Q. How are you fulfilling this intention?
A. I suppose I fulfill this intention whenever I formally consult or train or teach, but I also try to fulfill it when interacting with those who need direct support in the moment and have no means to obtain it. Some call it pro-bono work, but for me, it’s nothing so formal. For me, tikkun olam means listening to a friend of a friend in crisis and helping that person by being present, accepting, and unafraid of their crisis or of their intense emotion. It means being the secret helper in the workplace, the one people can pop in on and share a coffee and some supportive, nonjudgmental conversation. It means being a resource even when someone decides not to make use of the resource; it’s a comfort knowing the resource is available. I want people to know that they aren’t alone.
Q. What barriers have you encountered, and how have you dealt with them?
A. Barriers exist all over the place, but mostly they exist within us. I meet barriers in myself when I think there’s only a limited, conventional way of helping. There are professional barriers, regulatory barriers and innumerable false reasons for not helping, however, when I have been willing to accept unconventional situations and show up anyway, many of those barriers fall away. Those barriers are mostly fearful thoughts that appear to be real obstacles. I’m learning to recognize them for what they are. I suppose getting older helps!

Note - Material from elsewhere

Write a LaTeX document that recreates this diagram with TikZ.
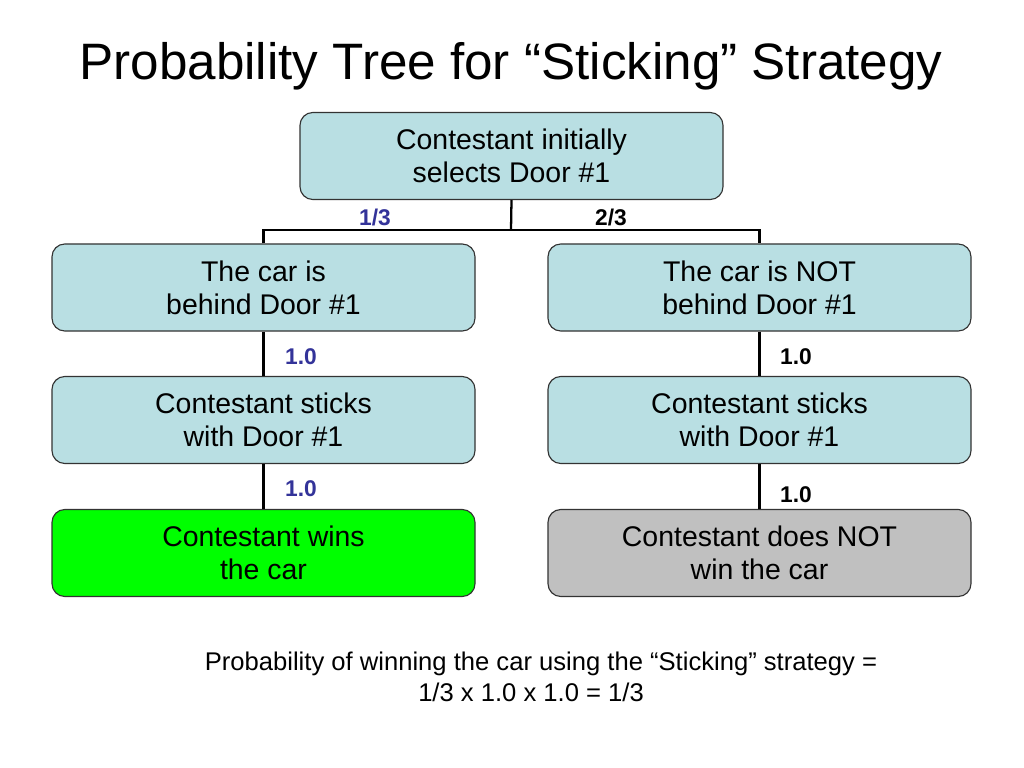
\documentclass[tikz,border=0pt]{standalone}
\usepackage{fontspec}
\setmainfont{Liberation Sans}
\definecolor{boxblue}{HTML}{B9DFE3}
\definecolor{wingreen}{HTML}{00FF00}
\definecolor{losegray}{HTML}{C0C0C0}
\definecolor{problue}{HTML}{333399}
\begin{document}
\begin{tikzpicture}[x=0.703125pt,y=-0.703125pt,
  tbox/.style={draw=black!80,line width=0.8pt,rounded corners=9pt,minimum width=423*0.703125pt,minimum height=87*0.703125pt,align=center,font=\fontsize{20}{23.4}\selectfont,inner sep=0pt},
  conn/.style={line width=1.6pt},
  plab/.style={font=\bfseries\fontsize{16}{18}\selectfont,inner sep=0pt}]
\useasboundingbox (0,0) rectangle (1024,768);
\node[font=\fontsize{36}{40}\selectfont] (title) at (511,66) {Probability Tree for “Sticking” Strategy};
\node[tbox,fill=boxblue] (top) at (511.5,156) {Contestant initially\\selects Door \#1};
\node[tbox,fill=boxblue] (l1) at (263.5,287.5) {The car is\\behind Door \#1};
\node[tbox,fill=boxblue] (r1) at (759.5,287.5) {The car is NOT\\ behind Door \#1};
\node[tbox,fill=boxblue] (l2) at (263.5,420) {Contestant sticks\\with Door \#1};
\node[tbox,fill=boxblue] (r2) at (759.5,420) {Contestant sticks\\with Door \#1};
\node[tbox,fill=wingreen] (l3) at (263.5,553) {Contestant wins\\the car};
\node[tbox,fill=losegray] (r3) at (759.5,553) {Contestant does NOT\\win the car};
\coordinate (j) at (511,230);
\draw[conn] (top.south) -- (j);
\draw[conn] (l1.north) |- (j) -| (r1.north);
\draw[conn] (l1) -- (l2);
\draw[conn] (r1) -- (r2);
\draw[conn] (l2) -- (l3);
\draw[conn] (r2) -- (r3);
\node[plab,text=problue] (p13) at (375,217) {1/3};
\node[plab] (p23) at (611,217) {2/3};
\node[plab,text=problue] (pl1) at (301,357) {1.0};
\node[plab] (pr1) at (796,357) {1.0};
\node[plab,text=problue] (pl2) at (301,489) {1.0};
\node[plab] (pr2) at (796,495) {1.0};
\node[align=center,font=\fontsize{18}{21.8}\selectfont] (res) at (541,677) {Probability of winning the car using the “Sticking” strategy =\\ 1/3 x 1.0 x 1.0 = 1/3\hspace*{14pt}};
\end{tikzpicture}
\end{document}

Extra: Share a favorite quote that keeps you motivated.
“Perhaps all the dragons in our lives are princesses who are only waiting to see us act, just once, with beauty and courage. Perhaps everything that frightens us is, in its deepest essence, something helpless that wants our love.”
― Rainer Maria Rilke, Letters to a Young Poet
Thank you Elizabeth for using your incredible compassion, patience and understanding to heal the world, one soul at a time.